||As we move forward, we need to ensure the female artists who rise to the top of the industry represent a range of women; if they all come from the same background or have similar characteristics, there will still be much further to go.
Gender doesn’t function alone. It intersects with a whole range of other characteristics in a person such as age, ethnicity, sexual orientation, disability plus elements of their personal circumstances such as financial status, socio-economic background, and geographical location. Because of this, every person needs to be seen as a unique combination of characteristics and circumstances, any of which may combine to impact on the way in which he or she interacts with the theatre industry; it’s far more nuanced than simply saying “women are like this”, or “men are like that”.
||If you always do what you’ve always done, you’ll always get what you’ve always had.
There are some really ingrained things in how we in our industry think, work, and make decisions, most of which have been handed down to us from a time when women weren’t anticipated to be equal in the workforce, let alone having their voices and ideas amplified on the public stage. Consequently, many of the barriers to women today are a result of these now outmoded structures. While we don’t need to tear the whole thing down and start again, if we’re going to make changes so we can have a better, more effective and equitable way for our industry to function, we will need to be self-reflective, analytical, and not settle for saying “but we’ve always done it like this”.
||If left to occur naturally change will happen, but is likely to be unacceptably slow.
This will lose us yet further generations of talented artists. Proactively creating change will require work, time, thought, effort and, in some cases, money. But the results will justify the outlay, if not exceed them. Only when it becomes a core part of what an organisation unquestioningly does as part of its minimum standards – like balancing its production budgets, or ensuring its performance spaces are accessible – will greater gender equality happen.
||Existing imbalances aren’t purely down to women leaving to have babies.
Parenthood is a significant factor, but it’s not the only reason women are less visible at senior creative level in the industry. There’s a myriad of factors to do with work-place environments, behaviour, how we perceive art and artists, and who it is we trust enough to make work on the biggest, most visible stages.
||Having a diversity of decision-makers in an organisation is just as crucial as having a diversity of artists.
It is perhaps human nature that all of us will feel drawn towards working with certain people, and that when we make decisions about who to employ, a certain amount of cultural bias will be at play: often we will instinctively select people we feel on a similar wavelength to, or with whom we have things in common. But it’s for this very reason that theatres need a diversity of people in creative decision-making roles; people with different tastes, backgrounds and perspectives, whether that’s on a Board or in a script-reading team. Otherwise, it is less likely certain artists will be championed, or have that all-important chance taken on them when they’re starting out or trying to reach the next rung of the career ladder.

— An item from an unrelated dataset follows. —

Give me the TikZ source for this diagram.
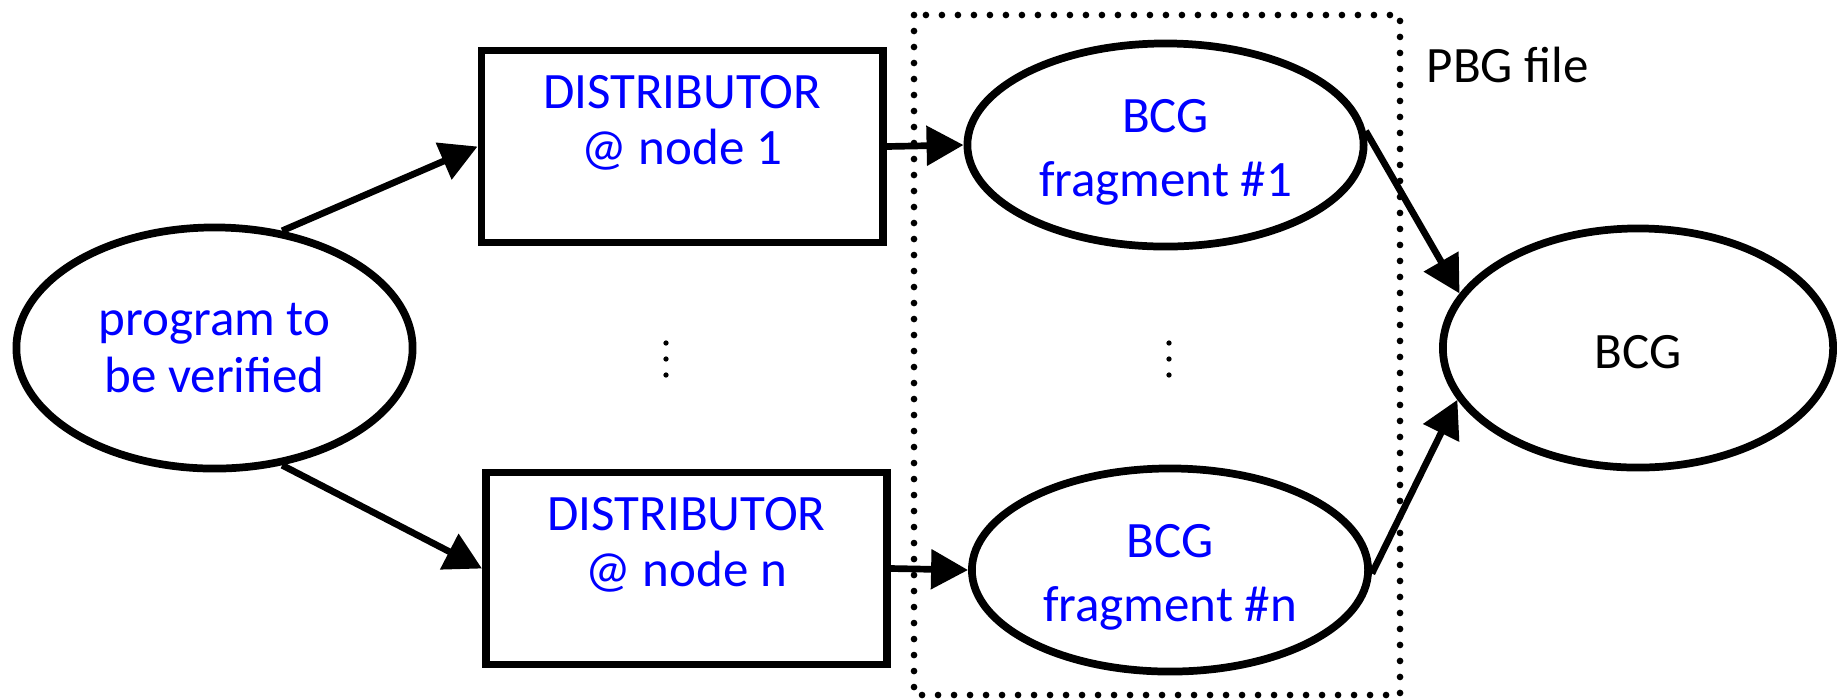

||We need to look at where power lies and target our efforts there.
It may be that part of the solution is in designating additional resources and support for individual female artists. But before that happens, it is crucial that the gatekeepers of opportunity, and those who hold the majority of power in the industry – organisations and leaders – reflect on their role in either inhibiting or promoting equality on their stages. All-female playwriting groups are good, but if no theatres will put on plays written by those women because they have an unfounded fear that their work won’t sell tickets, little meaningful progress will actually be made.
||When an organisation tries to create change, there will always be both opportunities and hurdles, regardless of its size.
Small organisations can often create internal change far quicker than large ones, yet large organisations generally have resources and clout that smaller ones lack.
||Sometimes imposing quotas or aiming for 50:50 targets isn’t the right way to go…
||… but sometimes imposing quotas or aiming for 50:50 targets is the only way to go.
||Equality is not the antithesis of quality.
Saying you have to employ “the best person for the job” doesn’t work unless you’re really scrutinising what you mean by “best” (and checking it doesn’t just mean who’s most visible, who happens to fit a certain traditional mould, or who is like you!)